A tyre contains a wealth of information. From tyre size to tyre type, production date, and whether it meets the winter or snow tyre standard (M+S), along with maximum load and speed ratings. Moreover, legal obligations concerning tyres include minimum tread depth requirements. Here, we’ll delve into general tyre information.

What is the correct tyre pressure?

Regularly checking your tyre pressure is crucial. It helps prevent unnecessary wear and tear and maintains optimal driving and braking performance. Correct tyre pressure reduces the risk of aquaplaning and minimises rolling resistance, thus extending tyre life. Check your tyre pressure at least once every two months, including your spare wheel.

The recommended tyre pressure for your vehicle can be found in the owner’s manual or on a sticker affixed by the manufacturer, typically located on the doorposts of the front doors, on the back of the sun visor, or inside the fuel flap.

When do i have to replace my tyres?

It’s advisable to have your tyres regularly inspected by a specialist. This helps identify potential issues early, extending tyre life and preventing dangerous situations.

1. Modern car tyres are typically well protected against punctures. However, if you do experience a flat tyre, stop promptly and replace the tyre. Always have a flat tyre removed from the rim to inspect for any further damage. If repair is necessary, do it as soon as possible to prevent further internal damage.

2. While the legal minimum tread depth in Europe is 1.6 mm (4 mm for winter tyres), it’s recommended to replace tyres when the tread depth reaches 2 mm. Tread wear indicators, known as TWI, are located in the tread grooves. When the tread wears down to these indicators, the minimum legal tread depth has been reached.

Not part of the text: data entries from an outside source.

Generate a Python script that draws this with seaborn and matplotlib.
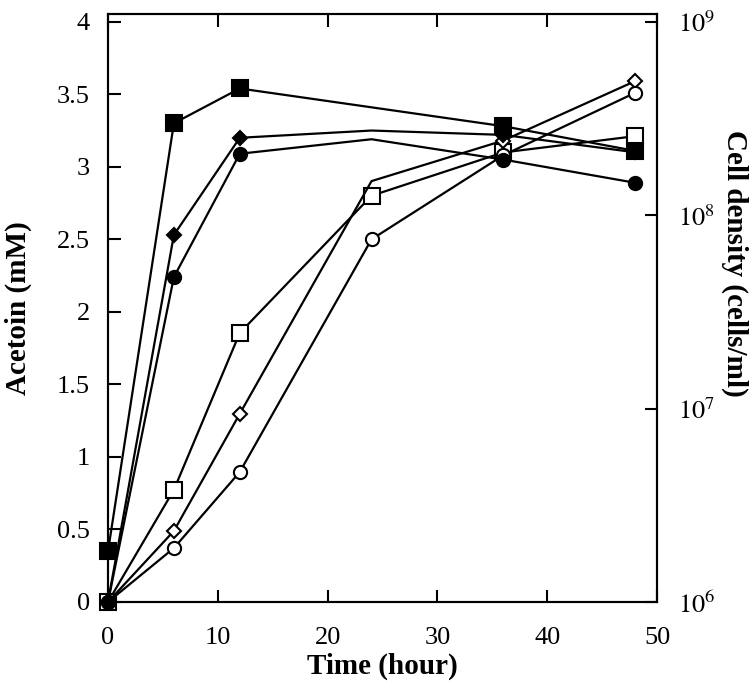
import matplotlib
matplotlib.use("Agg")
import matplotlib.pyplot as plt
import seaborn as sns
import numpy as np
import pandas as pd

# Data
time_h = [0, 6, 12, 24, 36, 48]
# Acetoin (mM), filled markers
acetoin_square = [0.35, 3.30, 3.54, 3.41, 3.28, 3.11]
acetoin_diamond = [0.0, 2.53, 3.20, 3.25, 3.22, 3.10]
acetoin_circle = [0.0, 2.24, 3.09, 3.19, 3.05, 2.89]
# Cell density (cells/ml), open markers
cells_square = [1.0e6, 3.8e6, 2.46e7, 1.26e8, 2.11e8, 2.56e8]
cells_diamond = [1.0e6, 2.33e6, 9.4e6, 1.5e8, 2.43e8, 4.93e8]
cells_circle = [1.0e6, 1.9e6, 4.7e6, 7.5e7, 2.04e8, 4.29e8]

sns.set_theme(style="white")
plt.rcParams['font.family'] = ['Liberation Serif', 'DejaVu Serif']
plt.rcParams['mathtext.fontset'] = 'stix'
plt.rcParams['text.color'] = 'black'
plt.rcParams['axes.labelcolor'] = 'black'
plt.rcParams['xtick.color'] = 'black'
plt.rcParams['ytick.color'] = 'black'

fig = plt.figure(figsize=(7.5, 6.88), dpi=100)
ax = fig.add_axes([0.144, 0.125, 0.732, 0.855])
ax2 = ax.twinx()

lw = 1.6
mew = 1.5
all_idx = [0, 1, 2, 3, 4, 5]
no24 = [0, 1, 2, 4, 5]

# open series (cell density, right log axis)
open_specs = [
    (cells_square, 's', 11, all_idx),
    (cells_diamond, 'D', 7.5, no24),
    (cells_circle, 'o', 9.5, all_idx),
]
for vals, mk, ms, me in open_specs:
    sns.lineplot(x=time_h, y=vals, ax=ax2, color='black', linewidth=lw,
                 marker=mk, markersize=ms, markerfacecolor='white',
                 markeredgecolor='black', markeredgewidth=mew,
                 markevery=me, clip_on=False, zorder=3)

# filled series (acetoin, left axis)
filled_specs = [
    (acetoin_square, 's', 11, no24),
    (acetoin_diamond, 'D', 7.5, no24),
    (acetoin_circle, 'o', 9.5, no24),
]
for vals, mk, ms, me in filled_specs:
    sns.lineplot(x=time_h, y=vals, ax=ax, color='black', linewidth=lw,
                 marker=mk, markersize=ms, markerfacecolor='black',
                 markeredgecolor='black', markeredgewidth=mew,
                 markevery=me, clip_on=False, zorder=4)

ax.set_zorder(ax2.get_zorder() + 1)
ax.patch.set_visible(False)

ytop = 4.055
ax.set_xlim(0, 50)
ax.set_ylim(0, ytop)
ax2.set_yscale('log')
ax2.set_ylim(1e6, 10 ** (6 + 0.75 * ytop))

ax.set_xticks([0, 10, 20, 30, 40, 50])
ax.set_yticks([0, 0.5, 1, 1.5, 2, 2.5, 3, 3.5, 4])
ax.set_yticklabels(['0', '0.5', '1', '1.5', '2', '2.5', '3', '3.5', '4'])
ax2.set_yticks([1e6, 1e7, 1e8, 1e9])
ax2.set_yticklabels([r'$10^{6}$', r'$10^{7}$', r'$10^{8}$', r'$10^{9}$'])
ax2.yaxis.set_minor_locator(matplotlib.ticker.NullLocator())

fs = 19
lfs = 21
ax.tick_params(axis='x', direction='in', length=9, width=1.5, top=True, bottom=True,
               labelsize=fs, pad=18, colors='black')
ax.tick_params(axis='y', direction='in', length=9, width=1.5, left=True, right=False,
               labelsize=fs, pad=13, colors='black')
ax2.tick_params(axis='y', direction='in', length=9, width=1.5, right=True, left=False,
                labelsize=fs, pad=15, colors='black')
ax2.tick_params(axis='x', top=False, bottom=False)

for a in (ax, ax2):
    for s in a.spines.values():
        s.set_color('black')
        s.set_linewidth(1.5)
        s.set_visible(True)

ax.set_xlabel('Time (hour)', fontsize=lfs, fontweight='bold', labelpad=3)
ax.set_ylabel('Acetoin (mM)', fontsize=lfs, fontweight='bold', labelpad=18)
ax2.set_ylabel('Cell density (cells/ml)', fontsize=lfs, fontweight='bold',
               rotation=-90, ha='center', va='center', rotation_mode='default')
ax2.yaxis.set_label_coords(1.142, 0.575)

fig.savefig('out.png', dpi=100)
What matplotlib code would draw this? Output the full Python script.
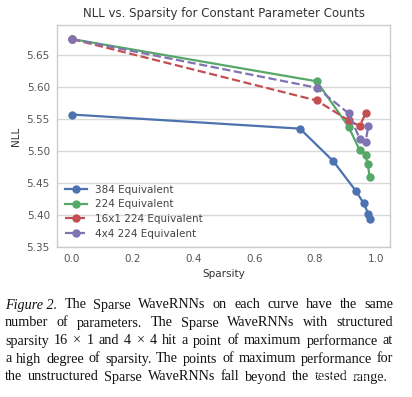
import matplotlib
matplotlib.use("Agg")
import matplotlib.pyplot as plt

# data
sparsity_384 = [0.0, 0.75, 0.86, 0.935, 0.96, 0.975, 0.98]
nll_384 = [5.557, 5.535, 5.484, 5.437, 5.418, 5.402, 5.394]

sparsity_224 = [0.0, 0.805, 0.91, 0.947, 0.966, 0.973, 0.98]
nll_224 = [5.675, 5.609, 5.538, 5.501, 5.494, 5.479, 5.459]

sparsity_16x1 = [0.0, 0.805, 0.91, 0.947, 0.966]
nll_16x1 = [5.675, 5.579, 5.548, 5.539, 5.559]

sparsity_4x4 = [0.0, 0.805, 0.91, 0.947, 0.966, 0.975]
nll_4x4 = [5.675, 5.599, 5.559, 5.519, 5.514, 5.539]

x_ticks = [0.0, 0.2, 0.4, 0.6, 0.8, 1.0]
y_ticks = [5.35, 5.40, 5.45, 5.50, 5.55, 5.60, 5.65]

caption_lines = [
    [("Figure 2.", "italic"), ("The", "normal"), ("Sparse", "normal"), ("WaveRNNs", "normal"),
     ("on", "normal"), ("each", "normal"), ("curve", "normal"), ("have", "normal"),
     ("the", "normal"), ("same", "normal")],
    "number of parameters.  The Sparse WaveRNNs with structured",
    "sparsity 16 \u00d7 1 and 4 \u00d7 4 hit a point of maximum performance at",
    "a high degree of sparsity. The points of maximum performance for",
    "the unstructured Sparse WaveRNNs fall beyond the tested range.",
]
# right edge of each caption line (pixels)
line_ends = [393, 393, 393, 393, 388]

fig = plt.figure(figsize=(4.12, 3.97), dpi=100)
ax = fig.add_axes([0.138, 0.378, 0.809, 0.559])

ax.plot(sparsity_384, nll_384, "-o", color="#4C72B0", lw=1.6, ms=5, label="384 Equivalent")
ax.plot(sparsity_224, nll_224, "-o", color="#55A868", lw=1.6, ms=5, label="224 Equivalent")
ax.plot(sparsity_16x1, nll_16x1, "--o", color="#C44E52", lw=1.6, ms=5, label="16x1 224 Equivalent")
ax.plot(sparsity_4x4, nll_4x4, "--o", color="#8172B2", lw=1.6, ms=5, label="4x4 224 Equivalent")

ax.set_xlim(-0.05, 1.047)
ax.set_ylim(5.35, 5.697)
ax.set_xticks(x_ticks)
ax.set_yticks(y_ticks)
ax.tick_params(length=0, labelsize=7.5, colors="#555555", pad=5)
ax.grid(axis="y", color="#d9d9d9", lw=1)
ax.set_axisbelow(True)
for s in ax.spines.values():
    s.set_color("#cccccc")
    s.set_linewidth(1)

ax.set_title("NLL vs. Sparsity for Constant Parameter Counts", fontsize=8.5, color="#333333", pad=6)
ax.set_xlabel("Sparsity", fontsize=7.5, color="#333333", labelpad=4)
ax.set_ylabel("NLL", fontsize=7.5, color="#333333", labelpad=4)

leg = ax.legend(loc="lower left", frameon=False, fontsize=7.5, handlelength=2.1,
                labelspacing=0.45, borderaxespad=0.4)
for t in leg.get_texts():
    t.set_color("#444444")

# justified caption below the chart
cap_size = 10.2
renderer = fig.canvas.get_renderer()
W, H = fig.get_size_inches() * fig.dpi
left_px = 5
y0, step = 305, 18
for i, line in enumerate(caption_lines):
    if isinstance(line, str):
        words = [(w, "normal") for w in line.split(" ") if w]
    else:
        words = line
    y = 1 - (y0 + i * step) / H
    texts = []
    for w, style in words:
        t = fig.text(0, y, w, fontsize=cap_size, family="Liberation Serif", style=style,
                     va="center", ha="left", color="#111111")
        texts.append(t)
    widths = [t.get_window_extent(renderer).width for t in texts]
    gap = (line_ends[i] - left_px - sum(widths)) / (len(texts) - 1)
    x = left_px
    for t, w in zip(texts, widths):
        t.set_x(x / W)
        x += w + gap

fig.text(403 / W, 1 - 376 / H, "知乎 @Light Sea", fontsize=8.5, ha="right", va="center",
         family=["Noto Sans CJK SC", "DejaVu Sans"], color="white", alpha=0.7)

fig.savefig("out.png", dpi=100)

3. Certain external factors can cause damage to the tyre. This includes sharp objects like nails and screws, as well as curbs or other obstacles. If the damage is severe enough to affect the tyre’s carcass or is visible, the tyre should be replaced. When in doubt, it’s wise to have the tyre assessed by a specialist.

The tread depth of a tyre

New tyres typically have between 7 millimetres and 9.5 millimetres of tread depth, depending on the type. The tread provides optimal performance under varying weather conditions. The legal minimum tread depth for all passenger car tyres in Europe is 1.6 millimetres. However, it’s safer to replace tyres when they reach a tread depth of 2 millimetres. Winter tyres are an exception to the rule, with the recommendation to replace them at 4 millimetres.

Within the tyre tread, there are wear indicators called TWI (Tread Wear Indicators) that signal the approach of the wear limit.